Loop optimization for random process

Question 1

You could squeeze more work out of the for-loop, but generating all the paths at the same time (assuming you have enough memory):

import numpy as np

def generate_orig(T=1., nt=100000, lbd=500., mu=0, sigma=1., S0=0):
    dt = T/nt
    St  = [S0]  * nt
    sqrtdt = np.sqrt(dt)
    dBt = np.random.normal(0, sqrtdt, nt)

    for k in xrange(1, nt):
        dSt = lbd * (mu - St[k-1]) * dt + sigma * dBt[k]
        St[k] = St[k-1] + dSt
    return St

def generate(T=1., nt=100000, lbd=500., mu=0, sigma=1., S0=0, npaths=1):
    dt = T/nt
    St  = np.full((nt, npaths), S0)
    sqrtdt = np.sqrt(dt)
    dBt = np.random.normal(0, sqrtdt, size=(nt, npaths))

    for k in xrange(1, nt):
        dSt = lbd * (mu - St[k-1]) * dt + sigma * dBt[k]
        St[k] = St[k-1] + dSt
    return St

Here is a timeit benchmark on 100 paths.

In [55]: %timeit [generate_orig() for i in xrange(100)]
1 loops, best of 3: 23.6 s per loop

In [56]: %timeit generate(npaths=100)
1 loops, best of 3: 1.97 s per loop

You might also be able to improve the performance of the for-loop by using Cython.

Question 2

I would like to offer 2 alternative solutions to unutbu's answer.
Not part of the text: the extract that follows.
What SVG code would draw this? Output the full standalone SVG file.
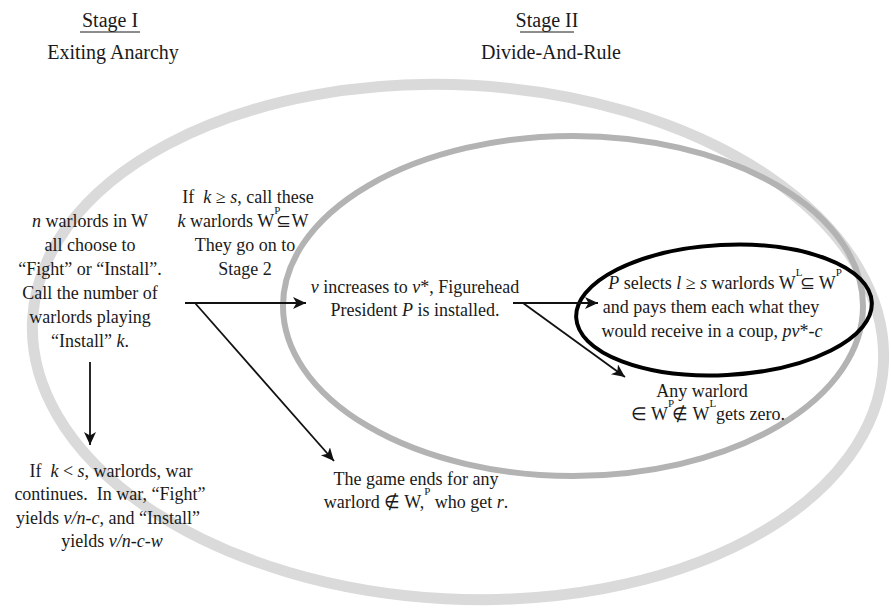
<svg xmlns="http://www.w3.org/2000/svg" width="891" height="608" viewBox="0 0 891 608" font-family="'Liberation Serif', 'Times New Roman', Times, serif">
<defs>
<style>
text{fill:#1a1a1a;text-anchor:middle}
.t{font-size:18px}
.h{font-size:20px}
.i{font-style:italic}
.s{font-size:11px}
.c{stroke:#111;stroke-width:1.8;fill:none;marker-end:url(#ah)}
</style>
<marker id="ah" markerUnits="userSpaceOnUse" markerWidth="16" markerHeight="14" refX="13" refY="6" orient="auto">
<path d="M0,0 L13,6 L0,12 L3.5,6 Z" fill="#111"/>
</marker>
</defs>
<rect width="891" height="608" fill="#fff"/>
<g id="stage-outer">
<ellipse cx="458" cy="342" rx="426" ry="257" transform="rotate(3 458 342)" fill="none" stroke="#dadada" stroke-width="11"/>
</g>
<g id="stage-middle">
<ellipse cx="573" cy="306" rx="290" ry="170" fill="none" stroke="#b3b3b3" stroke-width="6"/>
</g>
<g id="stage-inner">
<ellipse cx="724" cy="310" rx="148" ry="65" transform="rotate(-3 724 310)" fill="none" stroke="#000" stroke-width="4"/>
</g>
<g id="titles" font-family="'Liberation Serif', serif">
<text class="h" x="110" y="27">Stage I</text>
<line x1="80" y1="32" x2="140" y2="32" stroke="#1a1a1a" stroke-width="1"/>
<text class="h" x="113" y="59">Exiting Anarchy</text>
<text class="h" x="547" y="27">Stage II</text>
<line x1="520" y1="32" x2="574" y2="32" stroke="#1a1a1a" stroke-width="1"/>
<text class="h" x="551" y="59">Divide-And-Rule</text>
</g>
<g id="node-choose" font-family="'Liberation Serif', serif">
<text class="t" x="90" y="227"><tspan class="i">n</tspan> warlords in W</text>
<text class="t" x="90" y="251">all choose to</text>
<text class="t" x="90" y="275">“Fight” or “Install”.</text>
<text class="t" x="90" y="299">Call the number of</text>
<text class="t" x="90" y="323">warlords playing</text>
<text class="t" x="90" y="347">“Install” <tspan class="i">k</tspan>.</text>
</g>
<g id="node-install" font-family="'Liberation Serif', serif">
<text class="t" x="248" y="203">If&#160; <tspan class="i">k</tspan> ≥ <tspan class="i">s</tspan>, call these</text>
<text class="t" x="243" y="227"><tspan class="i">k</tspan> warlords W<tspan class="s" dy="-13">P</tspan><tspan dx="-4" dy="13">⊆</tspan>W</text>
<text class="t" x="245" y="251">They go on to</text>
<text class="t" x="245" y="275">Stage 2</text>
</g>
<g id="node-war" font-family="'Liberation Serif', serif">
<text class="t" x="111" y="477">If&#160; <tspan class="i">k</tspan> &lt; <tspan class="i">s</tspan>, warlords, war</text>
<text class="t" x="110" y="500">continues.&#160; In war, “Fight”</text>
<text class="t" x="108" y="524">yields <tspan class="i">v/n-c</tspan>, and “Install”</text>
<text class="t" x="112" y="547">yields <tspan class="i">v/n-c-w</tspan></text>
</g>
<g id="node-president" font-family="'Liberation Serif', serif">
<text class="t" x="415" y="293"><tspan class="i">v</tspan> increases to <tspan class="i">v</tspan>*, Figurehead</text>
<text class="t" x="415" y="316">President <tspan class="i">P</tspan> is installed.</text>
</g>
<g id="node-select" font-family="'Liberation Serif', serif">
<text class="t" x="725" y="289"><tspan class="i">P</tspan> selects <tspan class="i">l</tspan> ≥ <tspan class="i">s</tspan> warlords W<tspan class="s" dy="-13">L</tspan><tspan dx="-3" dy="13">⊆</tspan> W<tspan class="s" dy="-13">P</tspan></text>
<text class="t" x="711" y="313">and pays them each what they</text>
<text class="t" x="712" y="337">would receive in a coup, <tspan class="i">pv</tspan>*-<tspan class="i">c</tspan></text>
</g>
<g id="node-zero" font-family="'Liberation Serif', serif">
<text class="t" x="702" y="397">Any warlord</text>
<text class="t" x="708" y="420">∈ W<tspan class="s" dy="-13">P</tspan><tspan dx="-2" dy="13">∉</tspan> W<tspan class="s" dy="-13">L</tspan><tspan dy="13">gets zero.</tspan></text>
</g>
<g id="node-ends" font-family="'Liberation Serif', serif">
<text class="t" x="416" y="485">The game ends for any</text>
<text class="t" x="416" y="508">warlord ∉ W,<tspan class="s" dy="-13">P</tspan><tspan dy="13"> who get </tspan><tspan class="i">r</tspan>.</text>
</g>
<g id="connectors">
<line class="c" x1="90" y1="362" x2="90" y2="445"/>
<line class="c" x1="185" y1="303" x2="306" y2="303"/>
<line class="c" x1="195" y1="303" x2="334" y2="461"/>
<line class="c" x1="513" y1="303" x2="598" y2="303"/>
<line class="c" x1="523" y1="303" x2="625" y2="377"/>
</g>
</svg>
What he writes is The Right Thing™ to do if you don't want to depend on Cython or on a JIT compiler and it is appropriate to generate the output St in batch.

Numba

I grabbed generate_orig() from his answer and turned the Python list St into a numpy array:

import numpy as np

def generate_orig(T=1., nt=100000, lbd=500., mu=0, sigma=1., S0=0):
    dt = T/nt
    St  = np.full(nt, fill_value=S0, dtype=np.float64)
    sqrtdt = np.sqrt(dt)
    dBt = np.random.normal(0, sqrtdt, nt)

    for k in xrange(1, nt):
        dSt = lbd * (mu - St[k-1]) * dt + sigma * dBt[k]
        St[k] = St[k-1] + dSt
    return St

Timings:

%timeit [generate_orig() for i in xrange(100)]
1 loops, best of 3: 25.4 s per loop

No improvements so far, same as before. However, with Numba, just by adding @autojit:

import numpy as np
from numba import autojit

@autojit
def generate_orig(T=1., nt=100000, lbd=500., mu=0, sigma=1., S0=0):
    # The rest is exactly the same as before

The timing drops:

%timeit [generate_orig(1., 100000, 500., 0, 1., 0) for i in xrange(100)]
1 loops, best of 3: 642 ms per loop

I think it's AWESOME! 40x speed-up just for adding @autojit!

Cython

Here is a Cython version with typed memoryviews:

%%cython
# cython: infer_types=True
# cython: boundscheck=False
# cython: wraparound=False
import numpy as np
cimport numpy as np

def generate_cython(double T=1., int nt=100000, double lbd=500., double mu=0, double sigma=1., double S0=0):
    cdef int k
    cdef double dt, dSt
    cdef double[:] vSt, vdBt
    dt = T/nt
    St  = np.full(nt, fill_value=S0, dtype=np.float64)
    vSt = St
    vdBt = np.random.normal(0.0, np.sqrt(dt), nt)
    for k in xrange(1, nt):
        dSt = lbd * (mu - vSt[k-1]) * dt + sigma * vdBt[k]
        vSt[k] = vSt[k-1] + dSt
    return St

Timing:

%timeit [generate_cython(1., 100000, 500., 0, 1., 0) for i in xrange(100)]
1 loops, best of 3: 638 ms per loop

The code is exactly as fast as the Numba version (the tiny difference is just noise). However the code became ugly, all those type declarations make it clumsy. :( Well, not a disaster but still.

Both solutions give a 3x speed-up compared to unutbu's answer, which runs in 1.97 s on my machine. However, as I said at the beginning, his solution is the way to go if you don't want to depend on Cython or on Numba. (Both of them have drawbacks; it is understandable if someone wants to avoid such a dependence.)

What would happen if we applied either Numba or Cython to unutbu's solution? Would that result in an even faster code? No. With Numba, there is no difference. Cython makes things slightly worse. Well, perhaps a Cython guru could come up with a better solution...